WHAT TO PRODUCE: Write every record out again exactly, and keep images out of it.

RECORDS FOR THE TASK:
>> start

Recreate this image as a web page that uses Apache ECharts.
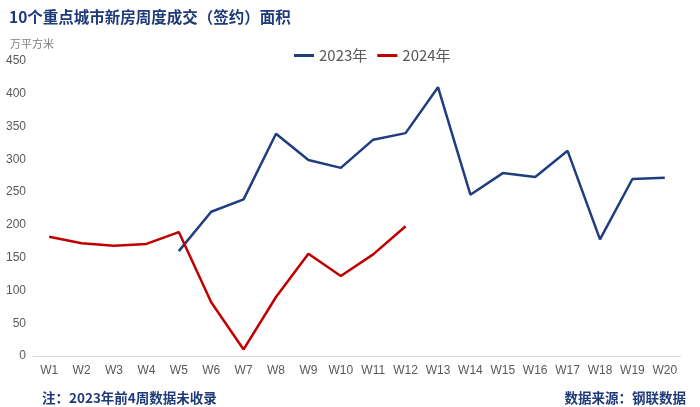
<!DOCTYPE html>
<html><head><meta charset="utf-8">
<script src="https://cdn.jsdelivr.net/npm/echarts@6/dist/echarts.min.js"></script>
<style>html,body{margin:0;padding:0;background:#fff}#c{width:700px;height:407px}</style>
</head><body><div id="c"></div>
<script>
var categories = ['W1','W2','W3','W4','W5','W6','W7','W8','W9','W10','W11','W12','W13','W14','W15','W16','W17','W18','W19','W20'];
var values2023 = [null,null,null,null,160,220,239,339,299,287,330,340,410,246,279,273,313,178,270,272];
var values2024 = [182,172,168,171,189,82,10,90,156,122,155,198];
var yTicks = {min:0, max:450, interval:50};
var chart = echarts.init(document.getElementById('c'));
chart.setOption({
  backgroundColor:'#fff',
  animation:false,
  title:[
    {text:'10个重点城市新房周度成交（签约）面积', left:4, top:4, textStyle:{fontFamily:'Noto Sans CJK SC', fontWeight:'bold', fontSize:15.5, color:'#1F3A78'}},
    {text:'万平方米', left:5, top:33, textStyle:{fontFamily:'Noto Sans CJK SC', fontWeight:'normal', fontSize:11, color:'#7F7F7F'}},
    {text:'注：2023年前4周数据未收录', left:37, top:386, textStyle:{fontFamily:'Noto Sans CJK SC', fontWeight:'bold', fontSize:13.5, color:'#1F3A78'}},
    {text:'数据来源：钢联数据', right:9, top:386, textStyle:{fontFamily:'Noto Sans CJK SC', fontWeight:'bold', fontSize:13.5, color:'#1F3A78'}}
  ],
  legend:{top:43, left:289, itemWidth:20, itemHeight:3, itemGap:10, icon:'rect',
    textStyle:{fontFamily:'Noto Sans CJK SC', fontSize:15, color:'#595959'},
    data:['2023年','2024年']},
  grid:{left:33, right:19, top:61, bottom:51},
  xAxis:{type:'category', data:categories, boundaryGap:true,
    axisLine:{lineStyle:{color:'#D9D9D9', width:1}}, axisTick:{show:false},
    axisLabel:{color:'#595959', fontSize:12, fontFamily:'Liberation Sans', margin:9}},
  yAxis:{type:'value', min:yTicks.min, max:yTicks.max, interval:yTicks.interval,
    splitLine:{show:false}, axisLine:{show:false}, axisTick:{show:false},
    axisLabel:{color:'#595959', fontSize:12, fontFamily:'Liberation Sans', margin:7}},
  series:[
    {name:'2023年', type:'line', data:values2023, symbol:'none', connectNulls:false,
      lineStyle:{color:'#1F3D80', width:2.5}, itemStyle:{color:'#1F3D80'}},
    {name:'2024年', type:'line', data:values2024, symbol:'none',
      lineStyle:{color:'#C00000', width:2.5}, itemStyle:{color:'#C00000'}}
  ]
});
</script></body></html>
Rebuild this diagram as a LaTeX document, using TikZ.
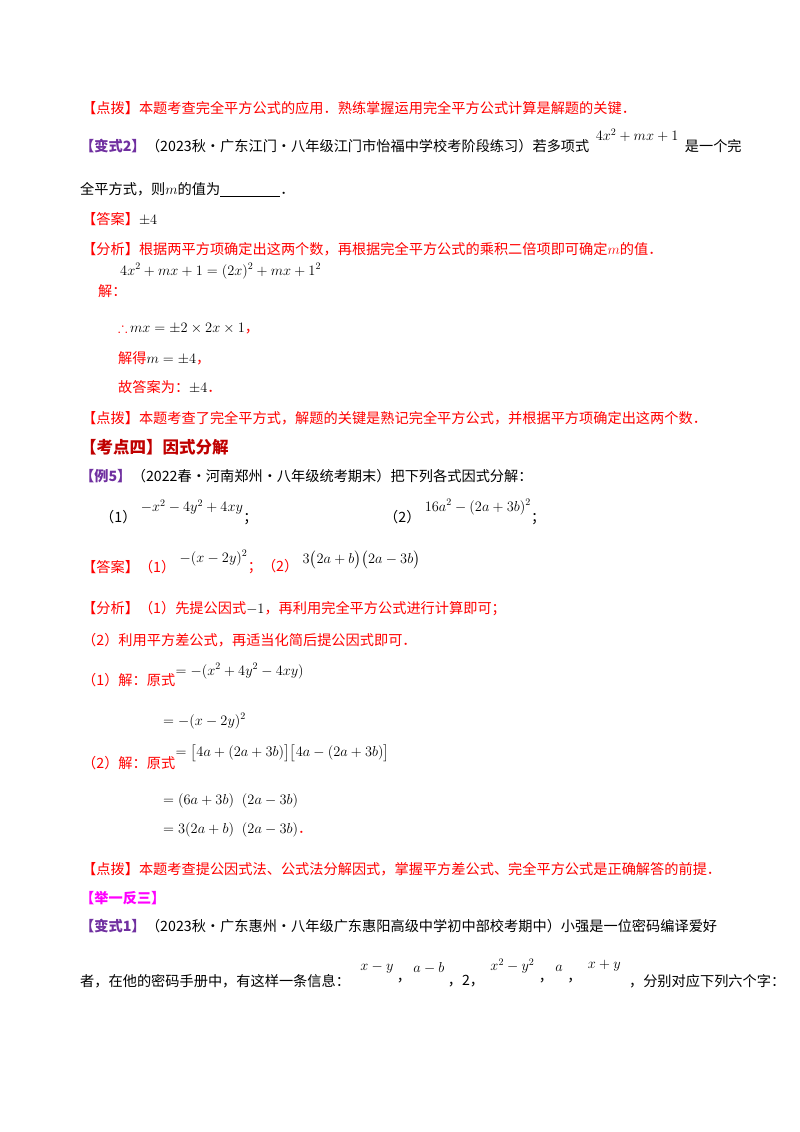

>> end

SOLUTION BELOW:
Recreate this image as a web page that uses Apache ECharts.
<!DOCTYPE html>
<html><head><meta charset="utf-8">
<script src="https://cdn.jsdelivr.net/npm/echarts@6/dist/echarts.min.js"></script>
<style>html,body{margin:0;padding:0;background:#fff}#c{width:700px;height:407px}</style>
</head><body><div id="c"></div>
<script>
var categories = ['W1','W2','W3','W4','W5','W6','W7','W8','W9','W10','W11','W12','W13','W14','W15','W16','W17','W18','W19','W20'];
var values2023 = [null,null,null,null,160,220,239,339,299,287,330,340,410,246,279,273,313,178,270,272];
var values2024 = [182,172,168,171,189,82,10,90,156,122,155,198];
var yTicks = {min:0, max:450, interval:50};
var chart = echarts.init(document.getElementById('c'));
chart.setOption({
  backgroundColor:'#fff',
  animation:false,
  title:[
    {text:'10个重点城市新房周度成交（签约）面积', left:4, top:4, textStyle:{fontFamily:'Noto Sans CJK SC', fontWeight:'bold', fontSize:15.5, color:'#1F3A78'}},
    {text:'万平方米', left:5, top:33, textStyle:{fontFamily:'Noto Sans CJK SC', fontWeight:'normal', fontSize:11, color:'#7F7F7F'}},
    {text:'注：2023年前4周数据未收录', left:37, top:386, textStyle:{fontFamily:'Noto Sans CJK SC', fontWeight:'bold', fontSize:13.5, color:'#1F3A78'}},
    {text:'数据来源：钢联数据', right:9, top:386, textStyle:{fontFamily:'Noto Sans CJK SC', fontWeight:'bold', fontSize:13.5, color:'#1F3A78'}}
  ],
  legend:{top:43, left:289, itemWidth:20, itemHeight:3, itemGap:10, icon:'rect',
    textStyle:{fontFamily:'Noto Sans CJK SC', fontSize:15, color:'#595959'},
    data:['2023年','2024年']},
  grid:{left:33, right:19, top:61, bottom:51},
  xAxis:{type:'category', data:categories, boundaryGap:true,
    axisLine:{lineStyle:{color:'#D9D9D9', width:1}}, axisTick:{show:false},
    axisLabel:{color:'#595959', fontSize:12, fontFamily:'Liberation Sans', margin:9}},
  yAxis:{type:'value', min:yTicks.min, max:yTicks.max, interval:yTicks.interval,
    splitLine:{show:false}, axisLine:{show:false}, axisTick:{show:false},
    axisLabel:{color:'#595959', fontSize:12, fontFamily:'Liberation Sans', margin:7}},
  series:[
    {name:'2023年', type:'line', data:values2023, symbol:'none', connectNulls:false,
      lineStyle:{color:'#1F3D80', width:2.5}, itemStyle:{color:'#1F3D80'}},
    {name:'2024年', type:'line', data:values2024, symbol:'none',
      lineStyle:{color:'#C00000', width:2.5}, itemStyle:{color:'#C00000'}}
  ]
});
</script></body></html>
Rebuild this diagram as a LaTeX document, using TikZ.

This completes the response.